>> begin THE RECORDS

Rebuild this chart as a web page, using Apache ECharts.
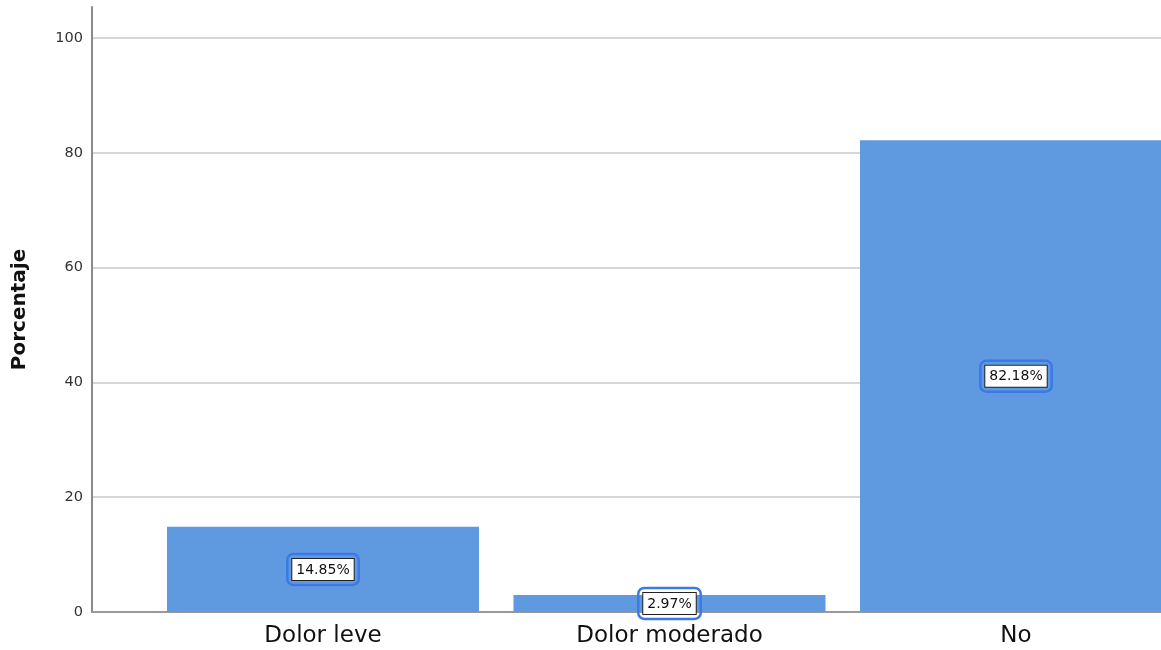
<!DOCTYPE html>
<html>
<head>
<meta charset="utf-8">
<script src="https://cdn.jsdelivr.net/npm/echarts@6/dist/echarts.min.js"></script>
<style>
html,body{margin:0;padding:0;background:#fff;}
#chart{width:1161px;height:650px;}
</style>
</head>
<body>
<div id="chart"></div>
<script>
const categories = ['Dolor leve', 'Dolor moderado', 'No'];
const percentages = [14.85, 2.97, 82.18];
const yTicks = [0, 20, 40, 60, 80, 100];
const yAxisTitle = 'Porcentaje';

const chart = echarts.init(document.getElementById('chart'));
const yMax = 105.4;
const font = 'DejaVu Sans';

chart.setOption({
  animation: false,
  grid: [
    { left: 92, right: 0, top: 7, bottom: 38, outerBoundsMode: 'none' },
    { left: 149.75, right: -28.25, top: 7, bottom: 38, outerBoundsMode: 'none' }
  ],
  xAxis: [
    { gridIndex: 0, type: 'value', min: 0, max: 1,
      axisLine: { show: true, lineStyle: { color: '#9a9a9a', width: 2 } },
      axisTick: { show: false }, axisLabel: { show: false }, splitLine: { show: false } },
    { gridIndex: 1, type: 'category', data: categories,
      axisLine: { show: false }, axisTick: { show: false },
      axisLabel: { fontFamily: font, fontSize: 23, color: '#111', margin: 13 } }
  ],
  yAxis: [
    { gridIndex: 0, type: 'value', min: 0, max: yMax, interval: 20,
      name: yAxisTitle, nameLocation: 'middle', nameGap: 62,
      nameTextStyle: { fontFamily: font, fontSize: 20, fontWeight: 'bold', color: '#111' },
      axisLine: { show: true, lineStyle: { color: '#8a8a8a', width: 2 } },
      axisTick: { show: false },
      axisLabel: { fontFamily: font, fontSize: 14.5, color: '#333', margin: 9,
        formatter: v => yTicks.includes(v) ? String(v) : '' },
      splitLine: { show: true, showMaxLine: false, lineStyle: { color: '#c8c8c8', width: 1.5 } } },
    { gridIndex: 1, type: 'value', min: 0, max: yMax, show: false, splitLine: { show: false } }
  ],
  series: [{
    type: 'bar',
    xAxisIndex: 1, yAxisIndex: 1,
    data: percentages,
    barWidth: 312,
    itemStyle: { color: '#5f9ae0' },
    label: {
      show: true,
      position: 'inside',
      formatter: p => '{b|' + p.value.toFixed(2) + '%}',
      borderColor: '#3d78e6',
      borderWidth: 2.5,
      borderRadius: 6,
      padding: 5,
      rich: {
        b: { fontFamily: font, fontSize: 14, color: '#111', backgroundColor: '#fff',
             borderColor: '#222', borderWidth: 1, padding: [4, 4, 3, 4] }
      }
    }
  }]
});
</script>
</body>
</html>
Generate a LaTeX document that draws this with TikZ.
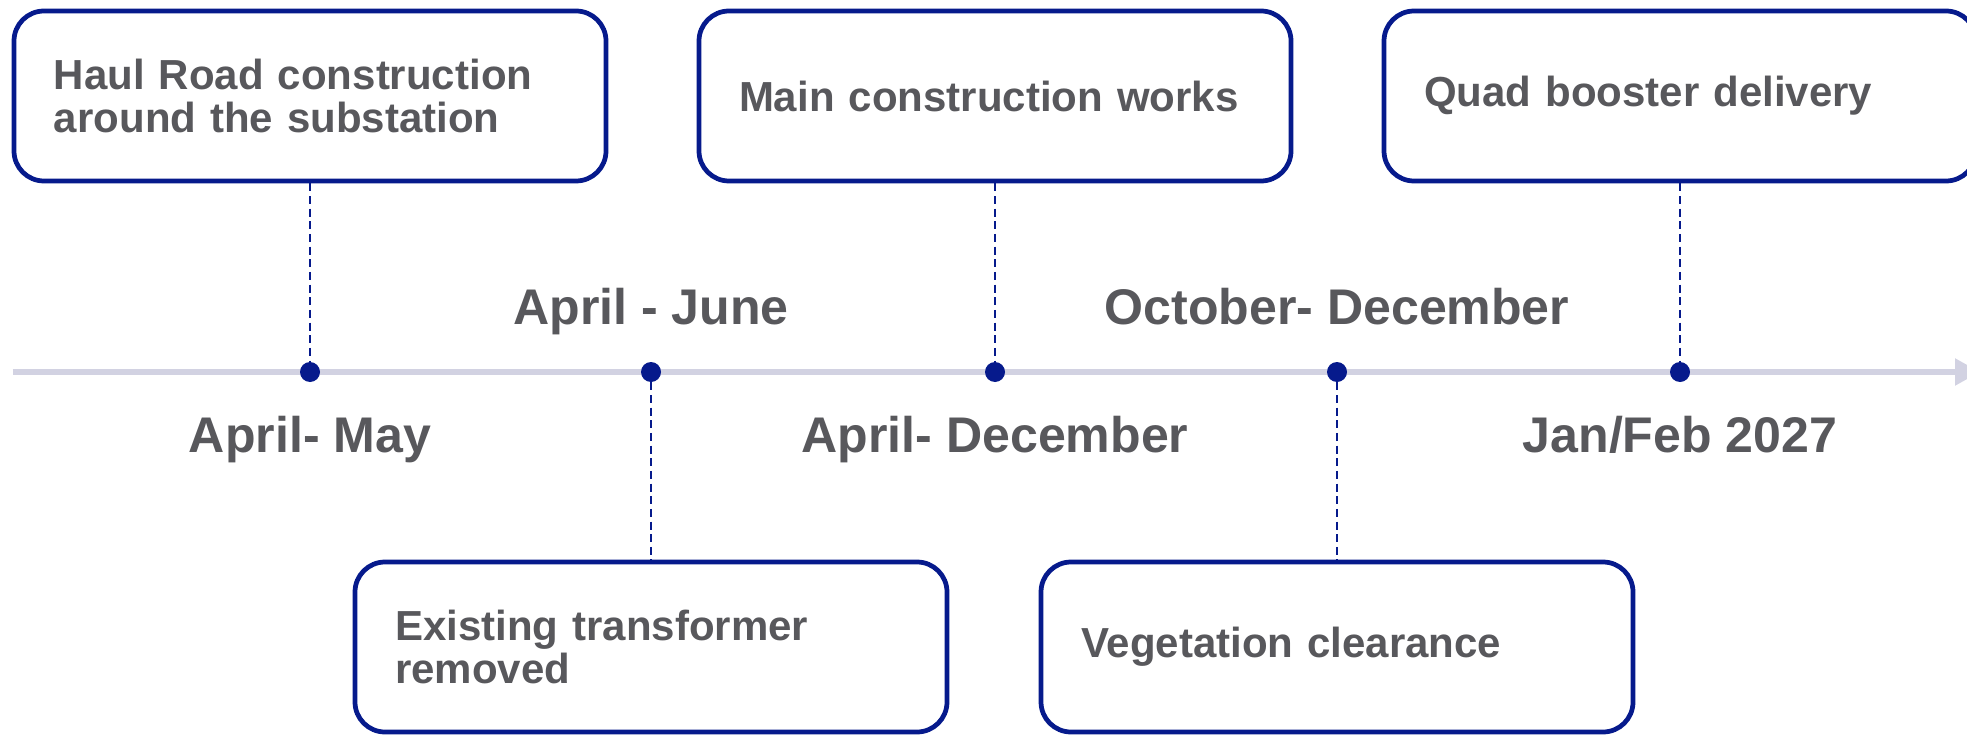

>> end THE RECORDS

◆ TASK BRIEF:
Give the entries again without a single change, but with no pictures.

◆ CORRECT RESULT:
Rebuild this chart as a web page, using Apache ECharts.
<!DOCTYPE html>
<html>
<head>
<meta charset="utf-8">
<script src="https://cdn.jsdelivr.net/npm/echarts@6/dist/echarts.min.js"></script>
<style>
html,body{margin:0;padding:0;background:#fff;}
#chart{width:1161px;height:650px;}
</style>
</head>
<body>
<div id="chart"></div>
<script>
const categories = ['Dolor leve', 'Dolor moderado', 'No'];
const percentages = [14.85, 2.97, 82.18];
const yTicks = [0, 20, 40, 60, 80, 100];
const yAxisTitle = 'Porcentaje';

const chart = echarts.init(document.getElementById('chart'));
const yMax = 105.4;
const font = 'DejaVu Sans';

chart.setOption({
  animation: false,
  grid: [
    { left: 92, right: 0, top: 7, bottom: 38, outerBoundsMode: 'none' },
    { left: 149.75, right: -28.25, top: 7, bottom: 38, outerBoundsMode: 'none' }
  ],
  xAxis: [
    { gridIndex: 0, type: 'value', min: 0, max: 1,
      axisLine: { show: true, lineStyle: { color: '#9a9a9a', width: 2 } },
      axisTick: { show: false }, axisLabel: { show: false }, splitLine: { show: false } },
    { gridIndex: 1, type: 'category', data: categories,
      axisLine: { show: false }, axisTick: { show: false },
      axisLabel: { fontFamily: font, fontSize: 23, color: '#111', margin: 13 } }
  ],
  yAxis: [
    { gridIndex: 0, type: 'value', min: 0, max: yMax, interval: 20,
      name: yAxisTitle, nameLocation: 'middle', nameGap: 62,
      nameTextStyle: { fontFamily: font, fontSize: 20, fontWeight: 'bold', color: '#111' },
      axisLine: { show: true, lineStyle: { color: '#8a8a8a', width: 2 } },
      axisTick: { show: false },
      axisLabel: { fontFamily: font, fontSize: 14.5, color: '#333', margin: 9,
        formatter: v => yTicks.includes(v) ? String(v) : '' },
      splitLine: { show: true, showMaxLine: false, lineStyle: { color: '#c8c8c8', width: 1.5 } } },
    { gridIndex: 1, type: 'value', min: 0, max: yMax, show: false, splitLine: { show: false } }
  ],
  series: [{
    type: 'bar',
    xAxisIndex: 1, yAxisIndex: 1,
    data: percentages,
    barWidth: 312,
    itemStyle: { color: '#5f9ae0' },
    label: {
      show: true,
      position: 'inside',
      formatter: p => '{b|' + p.value.toFixed(2) + '%}',
      borderColor: '#3d78e6',
      borderWidth: 2.5,
      borderRadius: 6,
      padding: 5,
      rich: {
        b: { fontFamily: font, fontSize: 14, color: '#111', backgroundColor: '#fff',
             borderColor: '#222', borderWidth: 1, padding: [4, 4, 3, 4] }
      }
    }
  }]
});
</script>
</body>
</html>
Generate a LaTeX document that draws this with TikZ.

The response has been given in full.